When I decided to shift to painting it was all that I could focus on, all consuming really, for a few reasons. Because I was still learning and it is admittedly incredibly difficult there was just no room to work on anything else. It’s hard enough to be good at one thing and splitting up my time seemed unreasonable. But once I got a handle on it (I wouldn’t say “mastered” because I am not sure I ever will) I found the ability to create such convincing and fully realized worlds mesmerizing - it still feels like magic to me. Eventually I will want to focus more on sculpture and drawing again, but for now I am continuing to live in that world.
Are your works pre-thought or do they emerge by their own?
Because of the style that I work in I really need to plan out each piece fully before I begin, so in that sense they are pre-thought, but they are developed more from intuition than conscious conceptualization.
If your works are pre-thought, how do the idea emerge and how do you select which ideas proceed, and which not?
Mostly images just bubble up in my head and I try to capture them and recreate them on a surface, generally figuring out what they are saying along the way. Depending on the scale, intricacy, and investment of time, I will think more or less about them before laying them out and diving in. I do have a few more narrative multi-figure works which have been in my head for a couple years now and it may be a bit longer before I am able to fully create those. On the other hand smaller pieces that are more about a feeling or experience I spend less time planning or thinking about. That makes them no less important to me, it just means for those I am simply letting them flow through without much molding or thought.
What do you believe is a key element in creating a good composition?

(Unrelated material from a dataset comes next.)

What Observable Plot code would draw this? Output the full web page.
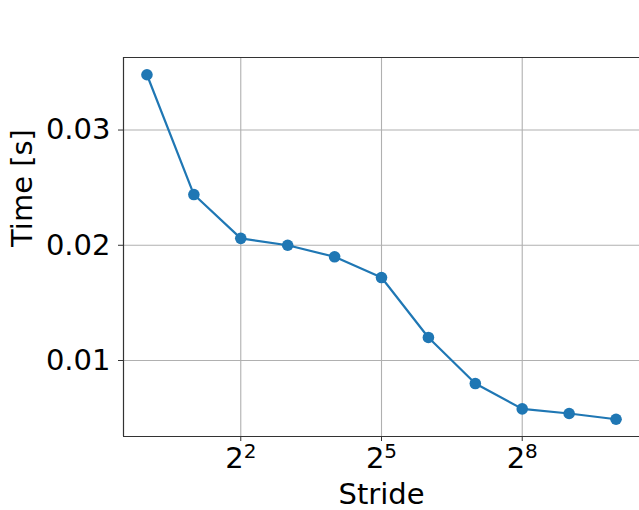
<!DOCTYPE html>
<html><head><meta charset="utf-8">
<script src="https://cdn.jsdelivr.net/npm/d3@7"></script>
<script src="https://cdn.jsdelivr.net/npm/@observablehq/plot@0.6"></script>
<style>html,body{margin:0;padding:0;background:#fff;overflow:hidden}</style>
</head><body><div id="chart"></div>
<script>
const strides = [1, 2, 4, 8, 16, 32, 64, 128, 256, 512, 1024];
const times = [0.0348, 0.0244, 0.0206, 0.0200, 0.0190, 0.0172, 0.0120, 0.0080, 0.0058, 0.0054, 0.0049];
const xTicks = [4, 32, 256];
const xTickBase = ["2", "2", "2"];
const xTickExp = ["2", "5", "8"];
const yTicks = [0.01, 0.02, 0.03];
const yTickLabels = ["0.01", "0.02", "0.03"];
const xLabel = "Stride";
const yLabel = "Time [s]";

const data = strides.map((s, i) => ({stride: s, time: times[i]}));
const xDomain = [Math.pow(2, -0.5), Math.pow(2, 10.5)];
const yMin = d3.min(times), yMax = d3.max(times), pad = (yMax - yMin) * 0.05;
const yDomain = [yMin - pad, yMax + pad];
const blue = "#1f77b4";
const FS = 29;

const chart = Plot.plot({
  width: 639, height: 510,
  marginLeft: 123, marginRight: 0, marginTop: 57, marginBottom: 74,
  style: {fontFamily: "DejaVu Sans", fontSize: FS + "px", color: "#000", background: "#fff"},
  x: {type: "log", base: 2, domain: xDomain},
  y: {domain: yDomain},
  marks: [
    Plot.gridX(xTicks, {stroke: "#b0b0b0", strokeOpacity: 1, strokeWidth: 1.1}),
    Plot.gridY(yTicks, {stroke: "#b0b0b0", strokeOpacity: 1, strokeWidth: 1.1}),
    Plot.axisX({ticks: xTicks, tickFormat: (d) => xTickBase[xTicks.indexOf(d)] + "^" + xTickExp[xTicks.indexOf(d)], tickSize: 5, tickPadding: 6, label: null, stroke: "#333"}),
    Plot.axisY({ticks: yTicks, tickFormat: (d) => yTickLabels[yTicks.indexOf(d)], tickSize: 5, tickPadding: 8, label: null, stroke: "#333"}),
    Plot.ruleX([xDomain[0]], {stroke: "#333", strokeWidth: 1.2}),
    Plot.ruleY([yDomain[0]], {stroke: "#333", strokeWidth: 1.2}),
    Plot.ruleY([yDomain[1]], {stroke: "#333", strokeWidth: 1.2}),
    Plot.line(data, {x: "stride", y: "time", stroke: blue, strokeWidth: 2.2}),
    Plot.dot(data, {x: "stride", y: "time", fill: blue, r: 5.8}),
    Plot.text([xLabel], {frameAnchor: "bottom", dy: 58.5, lineAnchor: "middle", fontSize: FS, fill: "#000"}),
    Plot.text([yLabel], {frameAnchor: "left", dx: -101, rotate: -90, lineAnchor: "middle", fontSize: FS, fill: "#000"})
  ]
});
document.getElementById("chart").appendChild(chart);

// turn "2^5" tick labels into base + superscript
d3.select(chart).selectAll("g[aria-label='x-axis tick label'] text").each(function () {
  const t = d3.select(this);
  const parts = t.text().split("^");
  if (parts.length !== 2) return;
  t.text(parts[0]);
  t.append("tspan").attr("font-size", 20).attr("dy", -10).text(parts[1]);
});
</script>
</body></html>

My background was in design originally, not fine art, and I don’t know that I feel that I am any sort of authority on what makes a good composition in general but I imagine that has influenced the way I see things and how I approach composition. I find lots of complex and densely packed pieces by other artists wonderful, but personally I want things to be simple, with a clear hierarchy, and an arrangement that leads your eye through the piece without any disruptions. I want my pieces to feel orderly and clean, because that is what comforts me personally.